Who is this child, whose birth we celebrate? We know full well. We’ve read in the Word and seen in our lives. Foretold . . . fulfilled, foretold . . . fulfilled.

* HOW SAD . . . (From the Newsletter of Messiah Lutheran, Eau Claire, Wis. Prof. Em. Paul Koch, the writer)

During this joyous season when the voices of evangelists and apostles should sound with clarity from Christian pulpits, we hear the smooth and subtle voice of a local Protestant cleric with a Christmas message that has something in it as unsettling as fingernails down a chalkboard.

This pastor deserves one of the year’s Glittering Blotch Awards for his article in the local newspaper entitled “Christians, Jews share many values, hope of redemption.” In this article the clergyman denounces the anti-Judaism he alleges is spouted from Christian pulpits this Advent season. He feels it a “strange contradiction” that people who “voice the themes of Christian hope during Advent” at the same time contaminate their message by “anti-Judaism . . . a sinful way of thinking.” So far, that sounds like he’s on to something. We agree that our calling as God’s children and spokespersons is to reach out to others with the Christmas Gift from on high. Jesus is the Way, the Truth, and the Life for Jews, too.

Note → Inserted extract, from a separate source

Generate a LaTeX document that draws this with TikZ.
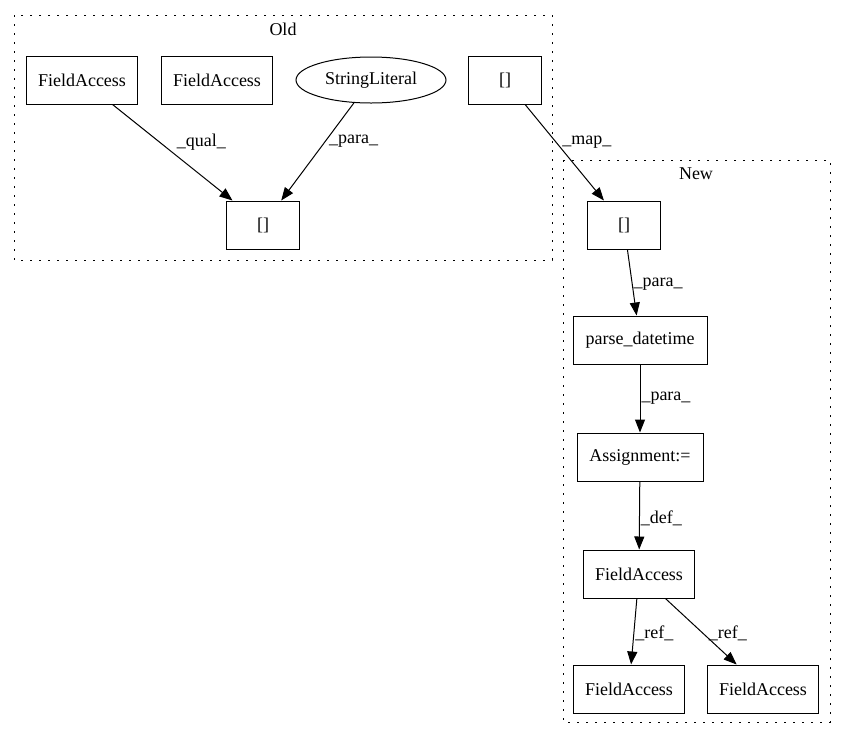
\documentclass[tikz,border=0pt]{standalone}
\usepackage{fontspec}
\setmainfont{Liberation Serif}
\usetikzlibrary{arrows.meta,shapes.geometric}
\begin{document}
\begin{tikzpicture}[x=1pt,y=-1pt,
  font=\fontsize{18}{21}\selectfont,
  box/.style={draw,line width=1pt,rectangle,minimum height=48pt,inner sep=0pt},
  oval/.style={draw,line width=1pt,ellipse,minimum width=150pt,minimum height=46pt,inner sep=0pt},
  edge/.style={line width=1pt,-{Triangle[length=13pt,width=10pt]}},
  lbl/.style={anchor=west,inner sep=1pt},
  cluster/.style={line width=1pt,dash pattern=on 2pt off 7pt}]
\useasboundingbox (0,0) rectangle (847,740);

% clusters
\draw[cluster] (14,15) rectangle (552,260);
\node (oldlbl) at (283,29) {Old};
\draw[cluster] (563,160) rectangle (830,722);
\node (newlbl) at (696,174) {New};

% old graph
\node[box,minimum width=111pt] (fa1) at (82,80) {FieldAccess};
\node[box,minimum width=111pt] (fa2) at (217,80) {FieldAccess};
\node[oval] (strlit) at (371,80) {StringLiteral};
\node[box,minimum width=73pt] (arrold) at (505,80) {[]};
\node[box,minimum width=73pt] (arrsub) at (263,225) {[]};

% new graph
\node[box,minimum width=73pt] (arrnew) at (624,225) {[]};
\node[box,minimum width=134pt] (parse) at (640,340) {parse\_datetime};
\node[box,minimum width=126pt] (assign) at (640,457) {Assignment:=};
\node[box,minimum width=111pt] (fadef) at (639,574) {FieldAccess};
\node[box,minimum width=111pt] (faref1) at (629,689) {FieldAccess};
\node[box,minimum width=111pt] (faref2) at (763,689) {FieldAccess};

% edges
\draw[edge] (fa1) -- node[lbl,pos=.39,xshift=16pt] {\_qual\_} (arrsub);
\draw[edge] (strlit) -- node[lbl,pos=.39,xshift=2pt] {\_para\_} (arrsub);
\draw[edge] (arrold) -- node[lbl,pos=.39,xshift=5pt] {\_map\_} (arrnew);
\draw[edge] (arrnew) -- node[lbl,pos=.52] {\_para\_} (parse);
\draw[edge] (parse) -- node[lbl,pos=.5] {\_para\_} (assign);
\draw[edge] (assign) -- node[lbl,pos=.54] {\_def\_} (fadef);
\draw[edge] (fadef) -- node[lbl,pos=.52] {\_ref\_} (faref1);
\draw[edge] (fadef) -- node[lbl,pos=.52,xshift=5pt] {\_ref\_} (faref2);

\end{tikzpicture}
\end{document}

But this clergyman deserves the G.B.A. for non-meritorious disservice to the Lord Jesus in his condescending disapproval of a friend who said: “How sad; Jesus came, and they missed it. They are still waiting.” At this point we must ask: Who is out of step here? Is it the sorrowing Christian–or is it the clergyman who displays his glittering ignorance of one cardinal problem: He evidently considers Christianity and Judaism as co-equal! He should be competent to recognize that they simply are not, ever since “He came unto His own, and His own received Him not” (John 1:11). How sad that a Protestant clergyman (serving in the denomination “Church of Christ”) apparently no longer believes that Judaism has chosen to follow a religion that in rejecting Jesus as Messiah/Savior is simply not God’s religion at all.

The prime issue here is not that a professing Christian may on occasion hit the sour note of anti-Jewishness, but that Judaism has soured itself in the most self-destructive way against God Himself in the person of His own Son. That remains the issue which separates Judaism from God. Anyone who glosses over that elementary distinction deserves no golden stamp on his theological diploma, for his witness is but a glittering blotch that disfigures his credentials as a spokesman for the Lord Jesus.

Who is out of step with God’s truth? If we are quick to say that we are not–for we live in a fellowship that is ultra-conservative about Biblical doctrine–let us recognize that there is another issue standing full-faced before us: our performance. Are we doing our Christian ministry in a way that has overcome all our own sour notes as we rehearse and practice our speaking parts under the direction of the Concert-Master Himself in preparation for the hour of our personal testimony? Lord, have mercy!